Saat para penduduk memeriksa ke
dalam masjid, mereka menemukan seorang (syekh) dalam keadaan berdiri melakukan
sholat. Mereka menyangka bahwa syekh tersebut adalah si pencuri. Dalam keadaan
sholat itu juga, syekh tersebut ditangkap dan dibawa menuju pemerintah kota. Pemerintah
kota pun memberikan hukuman dengan dipotong kedua tangan dan kakinya serta dicukil
matanya. Akhirnya, para penduduk pun memotong kedua tangan dan kaki serta mencongkel
mata syekh. Mereka melakukan hukuman tersebut di tengah pasar kota dan disaksikan
oleh banyak penduduk kota.
Seusai melaksanakan hukuman
kepada syekh yang disangka adalah pencuri, mereka mengolok-olok syekh “Ini
adalah balasan bagi seorang pencuri !!!”. Dengan penuh penyesalan, ia
berkata “Janganlah kamu mengatakan ini adalah balasan bagi seorang pencuri,
tetapi katakanlah ini adalah balasan bagi orang yang menginginkan thowaf di
Mekkah tanpa restu dari ibunya”. Para penduduk pun mulai percaya dengan apa
yang dikatakan syekh dan mereka baru mengetahui bahwa orang yang mereka hukum
adalah seorang syekh. Mereka pun dengan menyesal meminta maaf kepada syekh dan
membawanya pulang kerumahnya.
Saat itu, ibu syekh tersebut
sedang berdo’a “Wahai tuhanku, jika Engkau menguji anakku dengan sebuah
ujian, maka kembalikan ia kepadaku sampai aku melihatnya kembali !”.

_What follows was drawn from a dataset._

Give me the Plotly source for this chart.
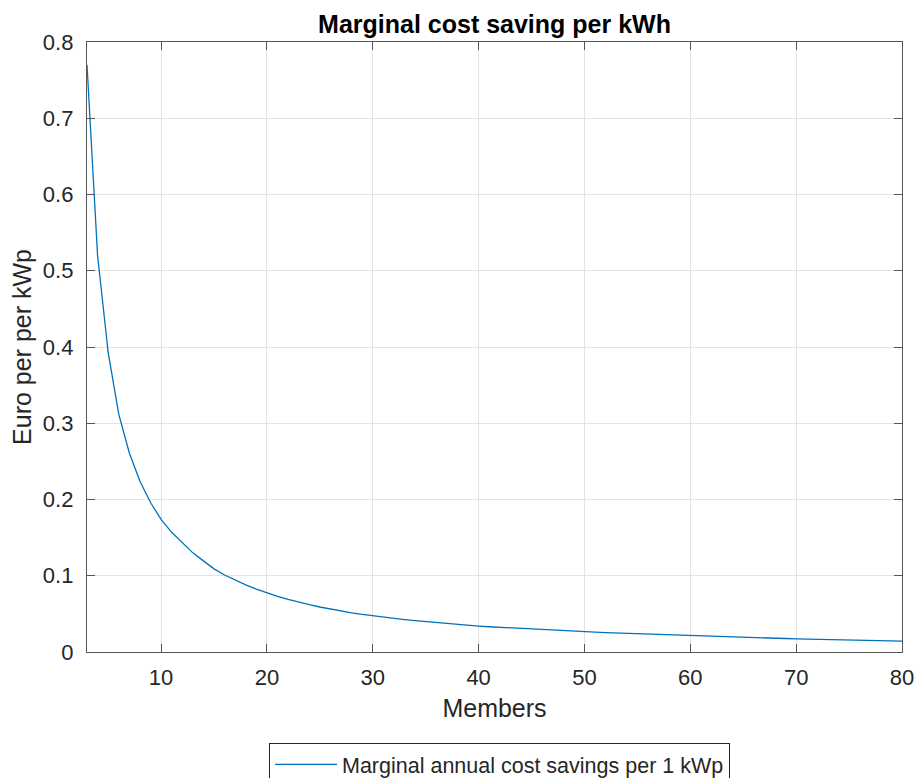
import plotly.graph_objects as go

# Community size (number of members)
members = list(range(3, 81))

# Marginal annual cost savings per 1 kWp of added PV, by community size
savings = [
    0.770, 0.520, 0.393, 0.312, 0.261, 0.224, 0.196, 0.174, 0.157, 0.143,
    0.130, 0.1195, 0.109, 0.101, 0.094, 0.088, 0.0825, 0.0775, 0.0730, 0.0690,
    0.0653, 0.0620, 0.0590, 0.0562, 0.0537, 0.0514, 0.0493, 0.0474, 0.0456, 0.0440,
    0.0425, 0.0411, 0.0398, 0.0386, 0.0374, 0.0363, 0.0352, 0.0340, 0.0331, 0.0323,
    0.0315, 0.0307, 0.0300, 0.0292, 0.0285, 0.0279, 0.0272, 0.0266, 0.0260, 0.0254,
    0.0249, 0.0243, 0.0238, 0.0233, 0.0228, 0.0223, 0.0218, 0.0214, 0.0209, 0.0205,
    0.0201, 0.0197, 0.0193, 0.0189, 0.0185, 0.0181, 0.0177, 0.0173, 0.0170, 0.0167,
    0.0164, 0.0161, 0.0158, 0.0155, 0.0152, 0.0149, 0.0146, 0.0143,
]

x_ticks = [10, 20, 30, 40, 50, 60, 70, 80]
y_ticks = [0, 0.1, 0.2, 0.3, 0.4, 0.5, 0.6, 0.7, 0.8]

FONT = "Liberation Sans, Arial, Helvetica, sans-serif"
AXIS_COLOR = "#555555"
TEXT_COLOR = "#262626"

fig = go.Figure()
fig.add_trace(go.Scatter(
    x=members,
    y=savings,
    mode="lines",
    line=dict(color="#0072BD", width=1.3),
    name="Marginal annual cost savings per 1 kWp",
))

axis_common = dict(
    showline=True,
    linecolor=AXIS_COLOR,
    linewidth=1.3,
    mirror="ticks",
    ticks="inside",
    ticklen=8,
    tickwidth=1.2,
    tickcolor=AXIS_COLOR,
    showgrid=True,
    gridcolor="#e3e3e3",
    gridwidth=1,
    zeroline=False,
    tickfont=dict(family=FONT, size=22, color=TEXT_COLOR),
)

fig.update_xaxes(
    range=[3, 80],
    tickvals=x_ticks,
    ticktext=[str(v) for v in x_ticks],
    title=dict(text="Members", font=dict(family=FONT, size=25, color=TEXT_COLOR), standoff=10),
    ticklabelstandoff=5,
    **axis_common,
)
fig.update_yaxes(
    range=[0, 0.8],
    tickvals=y_ticks,
    ticktext=["0" if v == 0 else f"{v:.1f}" for v in y_ticks],
    title=dict(text="Euro per per kWp", font=dict(family=FONT, size=25, color=TEXT_COLOR), standoff=4),
    ticklabelstandoff=8,
    **axis_common,
)

fig.update_layout(
    width=919,
    height=778,
    margin=dict(l=87, r=17, t=42, b=126, autoexpand=False),
    paper_bgcolor="white",
    plot_bgcolor="white",
    title=dict(
        text="<b>Marginal cost saving per kWh</b>",
        x=(87 + 902) / 2 / 919,
        xanchor="center",
        y=1 - 24 / 778,
        yanchor="middle",
        font=dict(family=FONT, size=25, color="#000000"),
    ),
    showlegend=True,
    legend=dict(
        orientation="h",
        x=(263 + 736) / 2 / 919,
        xref="container",
        xanchor="center",
        y=-0.149,
        yanchor="top",
        bordercolor="#262626",
        borderwidth=1,
        bgcolor="white",
        itemwidth=62,
        font=dict(family=FONT, size=21.5, color=TEXT_COLOR),
    ),
)

fig.write_html("out.html")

Kemudian syekh tersebut memanggil-manggil dari pagar rumah, dengan suara lemah
ia berkata “Aku adalah musafir yang kelaparan, berilah aku makanan !”.
Kemudian ibunya mengambil sepotong roti dan segelas air dingin yang akan
diberikan kepadanya. Saat ia melihat orang yang meminta tersebut, ia merasa kasihan
dan belum menyadari bahwa ia adalah anaknya. Saat ibunya memberikan makanan
kepadanya, ia segera menyungkurkan wajahnya pada kaki ibunya. Syekh pun berkata
dengan memohon maaf “Aku adalah anakmu yang durhaka”. Segeralah ibunya
menyadari bahwa ia adalah anaknya, dengan tanpa kedua tangan dan kaki serta
tanpa mata. Ibunya pun berdo’a kepada Allah “Wahai tuhanku, ketika keadaan
sudah seperti ini, maka cabutlah nyawaku dan nyawanya (anaknya) sehingga
orang-orang tidak mengetahui betapa hitam wajah kami”. Saat itu pula Allah
mencabut nyawa keduanya, dan mereka pun meninggalkan dunia dalam keadaan
meminta maaf dan memaafkan.
Kisah ini diambil
dari Kitab Durrotun Nashihin karangan Syekh Ustman bin Hasan bin Ahmad
Asy-Syakiri Al-Khoubawiy, Bab. 62-Hal. 230.
Wahai tuhan kami,
ampunilah dosa kami dan dosa kedua orang tua kami !!!